--- Exercise aim ---
Nothing but the lines from the top of the data to the line holding "import plotly.graph_objects as go" should be printed, word for word and both ends included; leave the pictures out.

── Data entries

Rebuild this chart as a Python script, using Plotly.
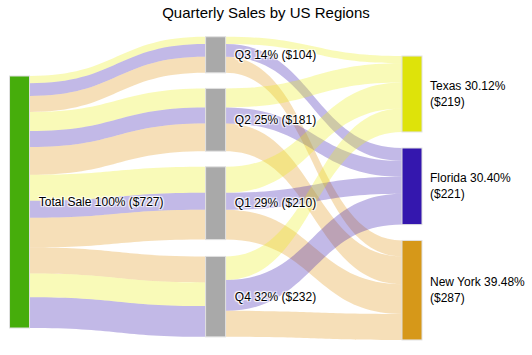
import plotly.graph_objects as go

pad_txt = "\u00a0\u2009"
node_labels = [pad_txt + s for s in ["Total Sale 100% ($727)", "Q1 29% ($210)", "Q2 25% ($181)",
                                     "Q3 14% ($104)", "Q4 32% ($232)"]] + ["", "", ""]
region_labels = ["Texas 30.12%<br>($219)", "Florida 30.40%<br>($221)", "New York 39.48%<br>($287)"]
node_colors = ["#46AD0B", "#A9A9A9", "#A9A9A9", "#A9A9A9", "#A9A9A9", "#DEE30A", "#3417AE", "#D69819"]
node_x = [0.0231, 0.499, 0.499, 0.499, 0.499, 0.9757, 0.9757, 0.9757]
node_y = [0.55, 0.554, 0.276, 0.0593, 0.8655, 0.19, 0.4977, 0.844]

# quarter -> region sales
quarters = ["Q3", "Q2", "Q1", "Q4"]
q_index = {"Q1": 1, "Q2": 2, "Q3": 3, "Q4": 4}
r_index = {"Texas": 5, "Florida": 6, "New York": 7}
region_order = {
    "Q3": ["Texas", "Florida", "New York"],
    "Q2": ["Texas", "Florida", "New York"],
    "Q1": ["Texas", "Florida", "New York"],
    "Q4": ["New York", "Texas", "Florida"],
}
sales = {
    "Q3": {"Texas": 21, "Florida": 37, "New York": 46},
    "Q2": {"Texas": 55, "Florida": 46, "New York": 80},
    "Q1": {"Texas": 75, "Florida": 49, "New York": 86},
    "Q4": {"Texas": 68, "Florida": 89, "New York": 75},
}
link_colors = {"Texas": "rgba(235,240,20,0.3)", "Florida": "rgba(52,23,174,0.3)",
               "New York": "rgba(225,150,20,0.3)"}

src, tgt, val, col = [], [], [], []
for q in quarters:
    for r in region_order[q]:
        src.append(0); tgt.append(q_index[q]); val.append(sales[q][r]); col.append(link_colors[r])
for q in quarters:
    for r in region_order[q]:
        src.append(q_index[q]); tgt.append(r_index[r]); val.append(sales[q][r]); col.append(link_colors[r])

fig = go.Figure(go.Sankey(
    arrangement="fixed",
    node=dict(label=node_labels, color=node_colors, pad=16, thickness=20,
              x=node_x, y=node_y,
              line=dict(color="#e0e0e0", width=1)),
    link=dict(source=src, target=tgt, value=val, color=col),
    textfont=dict(family="Arial, Liberation Sans", size=12, color="black"),
))

# region labels to the right of the region nodes
for lbl, ny in zip(region_labels, node_y[5:]):
    fig.add_annotation(text=lbl, xref="paper", yref="paper", x=1.0146, y=1 - ny,
                       xanchor="left", yanchor="middle", align="left", showarrow=False,
                       font=dict(family="Arial, Liberation Sans", size=12, color="black"))

fig.update_layout(
    width=532, height=355,
    margin=dict(l=10, r=110, t=37, b=18),
    title=dict(text="Quarterly Sales by US Regions", x=0.5, xanchor="center",
               y=1 - 7.5 / 355, yanchor="top",
               font=dict(family="Arial, Liberation Sans", size=15, color="black")),
    paper_bgcolor="white",
    font=dict(family="Arial, Liberation Sans", size=12, color="black"),
)
fig.write_html("out.html", config={"displayModeBar": False},
               post_script="document.body.style.margin='0';")
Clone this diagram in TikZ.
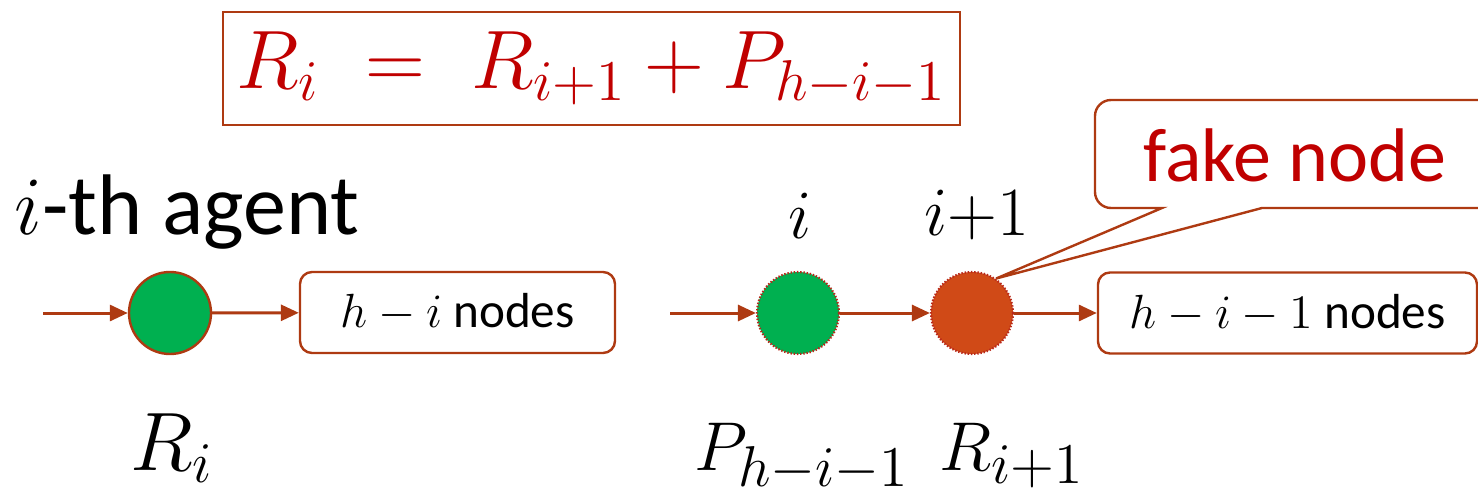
\documentclass[tikz,border=0pt]{standalone}
\usepackage{amsmath}
\usepackage{fontspec}
\setmainfont{Carlito}
\usepackage{xcolor}
\usetikzlibrary{arrows.meta,positioning}
\definecolor{edgebrown}{HTML}{AE3A12}
\definecolor{textred}{HTML}{C00000}
\definecolor{agentgreen}{HTML}{00B050}
\definecolor{fakeorange}{HTML}{D04A17}
\definecolor{dotred}{HTML}{B8281A}

\tikzset{
  flow/.style={edgebrown,line width=0.75pt,-{Triangle[length=4.5pt,width=4pt]}},
  agentdot/.style={circle,draw=edgebrown,line width=0.6pt,fill=agentgreen,minimum size=20.5pt,inner sep=0pt},
  dottedagent/.style={circle,draw=dotred,line width=0.55pt,dash pattern=on 0.35pt off 0.45pt,minimum size=20.5pt,inner sep=0pt},
  restbox/.style={draw=edgebrown,line width=0.6pt,rounded corners=3pt,minimum height=20.25pt,inner sep=0pt,font=\fontsize{12.3}{14}\selectfont},
  biglabel/.style={inner sep=0pt,anchor=base,font=\fontsize{19}{23}\selectfont},
}

\begin{document}
\begin{tikzpicture}[x=0.25pt,y=-0.25pt]
  \useasboundingbox (0,0) rectangle (1478,493);
  \clip (0,0) rectangle (1478,493);

  % recurrence
  \node[draw=edgebrown,line width=0.6pt,text=textred,minimum width=184.25pt,minimum height=28.25pt,
        font=\fontsize{20}{24}\selectfont] (eq) at (591.5,68.5)
        {$R_i \;=\; R_{i+1} + P_{h-i-1}$};

  % left chain
  \node[inner sep=0pt,anchor=base west,font=\fontsize{21.5}{25}\selectfont] (agentlbl) at (14,234) {$i$-th agent};
  \coordinate (in1) at (43,313);
  \node[agentdot] (agent) at (170,313) {};
  \node[restbox,minimum width=78.75pt] (rest1) at (457.5,312.5) {$h-i$ nodes};
  \draw[flow] (in1) -- (agent);
  \draw[flow] (agent) -- (rest1);
  \node[biglabel,font=\fontsize{21.5}{25}\selectfont] (ri) at (172,470) {$R_i$};

  % right chain
  \coordinate (in2) at (670,313);
  \node[dottedagent,fill=agentgreen] (cur) at (798,313) {};
  \node[dottedagent,fill=fakeorange] (nxt) at (972,313) {};
  \node[restbox,minimum width=94.75pt] (rest2) at (1287.5,313) {$h-i-1$ nodes};
  \draw[flow] (in2) -- (cur);
  \draw[flow] (cur) -- (nxt);
  \draw[flow] (nxt) -- (rest2);
  \node[inner sep=0pt,anchor=base,font=\fontsize{17}{20}\selectfont] (curlbl) at (800,238) {$i$};
  \node[inner sep=0pt,anchor=base,font=\fontsize{17}{20}\selectfont] (nxtlbl) at (977,235) {$i{+}1$};
  \node[biglabel] (pcur) at (802,470) {$P_{h-i-1}$};
  \node[biglabel] (rnxt) at (1012,470) {$R_{i+1}$};

  % callout
  \node[inner sep=0pt,anchor=base,text=textred,font=\fontsize{19}{22}\selectfont] (fake) at (1295,181) {fake node};
  \draw[edgebrown,line width=0.6pt] (nxt.55) -- (1162,208) [rounded corners=4pt] -- (1095,208) -- (1095,100)
        -- (1530,100) -- (1530,208) [sharp corners] -- (1262,208) -- cycle;
\end{tikzpicture}
\end{document}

────

--- Finished answer ---
Rebuild this chart as a Python script, using Plotly.
import plotly.graph_objects as go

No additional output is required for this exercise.